Beyond mortgage payments, budget for: buildings insurance (£300–£600/yr), maintenance and repairs (roughly 1–2% of property value annually), council tax (£1,200–£3,500+/yr depending on borough and band), and if leasehold, service charges and ground rent (£1,000–£5,000+/yr). Leasehold charges are common in London flats and can be significant. This calculator uses 1.5% of property value per year as a maintenance estimate.

Opportunity cost is the return you give up by tying money up as a deposit rather than investing it. If you put £100,000 into a property deposit instead of a diversified investment portfolio returning 6% per year, you forgo roughly £79,000 in investment growth over 10 years (compounding). This is a real financial cost of buying that is often overlooked, and this calculator adds it to the true cost of buying for a fair comparison.

London property has historically grown at roughly 5–6% per year over the past 25 years in nominal terms, though with significant periods of flat or negative real growth (2008–2013, 2017–2020). Growth is highly uneven across boroughs and property types. Past performance does not guarantee future results. This calculator defaults to 4% annual growth but lets you model different scenarios.

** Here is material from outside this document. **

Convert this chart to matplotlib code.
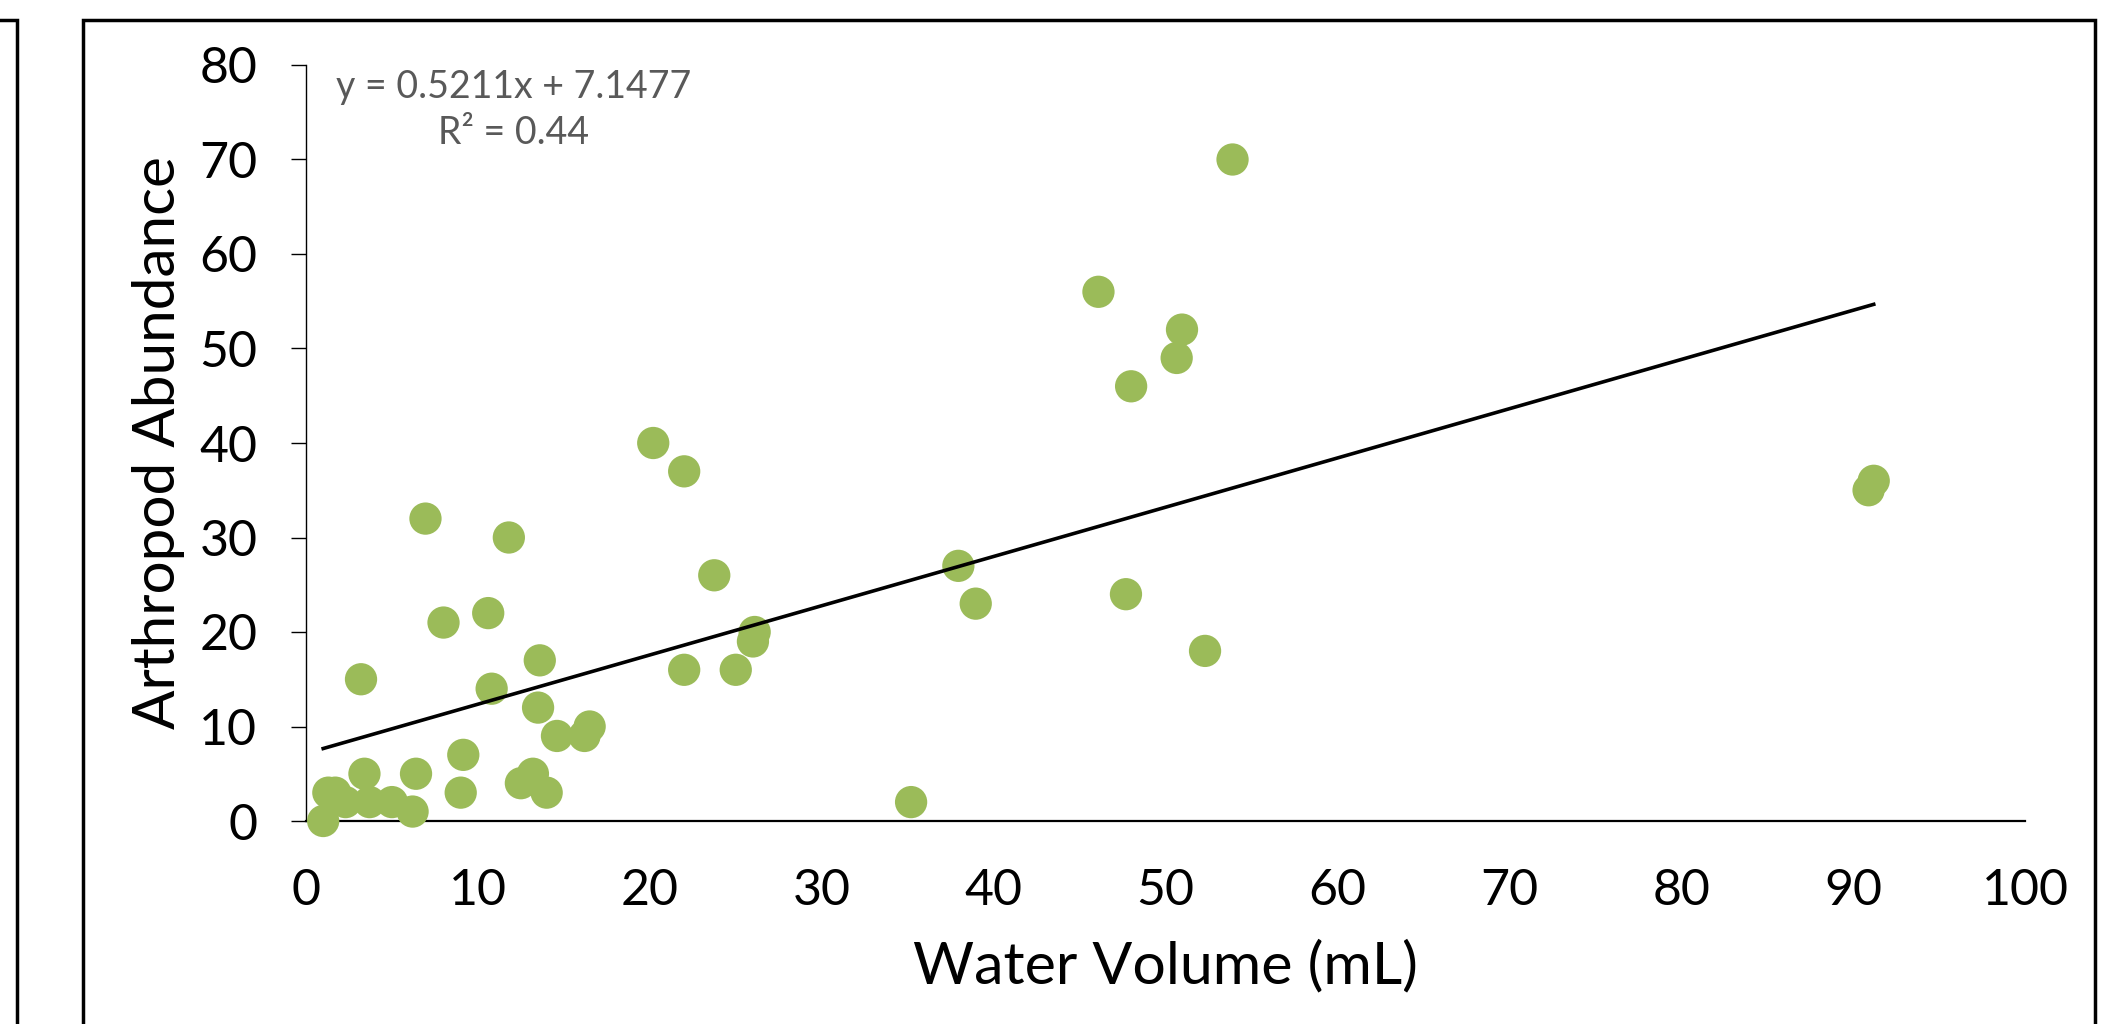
import matplotlib
matplotlib.use("Agg")
import matplotlib.pyplot as plt
from matplotlib.patches import Rectangle
import numpy as np

# ---- data ----
water_volume = [1.0, 1.3, 1.7, 2.3, 3.2, 3.4, 3.7, 5.0, 6.2, 6.4,
                6.95, 8.0, 9.0, 9.15, 10.6, 10.8, 11.8, 12.5, 13.2, 13.5,
                13.6, 14.0, 14.6, 16.2, 16.5, 20.2, 22.0, 22.0, 23.75, 25.0,
                26.0, 26.1, 35.2, 37.95, 38.96, 46.1, 47.7, 48.0, 50.65, 50.96,
                52.3, 53.9, 90.9, 91.2]
abundance = [0, 3, 3, 2, 15, 5, 2, 2, 1, 5,
             32, 21, 3, 7, 22, 14, 30, 4, 5, 12,
             17, 3, 9, 9, 10, 40, 37, 16, 26, 16,
             19, 20, 2, 27, 23, 56, 24, 46, 49, 52,
             18, 70, 35, 36]
slope = 0.5211
intercept = 7.1477
r_squared = 0.44
x_ticks = [0, 10, 20, 30, 40, 50, 60, 70, 80, 90, 100]
y_ticks = [0, 10, 20, 30, 40, 50, 60, 70, 80]

plt.rcParams['font.family'] = ['Lato', 'DejaVu Sans']

W, H = 2104, 1024
fig = plt.figure(figsize=(W / 100, H / 100), dpi=100)
fig.patch.set_facecolor('white')

# frames
lw_frame = 2.5
fig.patches.append(Rectangle((-100 / W, -0.2), (17 + 100) / W, 1.2 - 20 / H,
                             transform=fig.transFigure, fill=False,
                             edgecolor='black', linewidth=lw_frame, clip_on=False))
fig.patches.append(Rectangle((83 / W, -0.2), (2095 - 83) / W, 1.2 - 20 / H,
                             transform=fig.transFigure, fill=False,
                             edgecolor='black', linewidth=lw_frame, clip_on=False))

ax = fig.add_axes([306 / W, 1 - 821 / H, (2025 - 306) / W, (821 - 65) / H])
ax.set_xlim(0, 100)
ax.set_ylim(0, 80)

ax.scatter(water_volume, abundance, s=540, color='#9BBB59', edgecolors='none',
           zorder=3, clip_on=False)

xs = np.array([min(water_volume), max(water_volume)])
ax.plot(xs, slope * xs + intercept, color='black', linewidth=2.6, zorder=4)

for s in ['top', 'right']:
    ax.spines[s].set_visible(False)
ax.spines['left'].set_linewidth(1.0)
ax.spines['bottom'].set_linewidth(1.6)

ax.set_xticks(x_ticks)
ax.set_yticks(y_ticks)
ax.tick_params(axis='y', direction='out', length=11, width=1.0, pad=24,
               labelsize=36)
ax.tick_params(axis='x', length=0, pad=34, labelsize=36)

ax.set_xlabel('Water Volume (mL)', fontsize=42.5, labelpad=18)
ax.set_ylabel('Arthropod Abundance', fontsize=42, labelpad=10)

ax.text(514 / W, 1 - 110 / H,
        f'y = {slope}x + {intercept}\nR² = {r_squared}',
        transform=fig.transFigure, ha='center', va='center',
        multialignment='center', fontsize=27, color='#595959', linespacing=1.35)

fig.savefig('out.png', dpi=100, facecolor='white')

London rents have risen significantly in recent years, with inner-London averages climbing sharply since 2021. Over longer periods, rents have broadly tracked wage growth at 3–4% per year, though there have been volatile periods. This calculator applies your chosen annual rent increase to project rent costs over your time horizon. At 3% annual increase, £2,000/month rent today becomes approximately £2,688 in 10 years.

Not necessarily. Buying wins financially over long periods in most London scenarios, but it depends heavily on: the price you pay, your mortgage rate, actual house price growth, what you could earn on alternative investments, and your personal circumstances. For short time horizons (under 5–7 years), renting often wins once transaction costs are factored in. The best financial choice is highly individual — this calculator gives you the data to make that decision for your specific situation.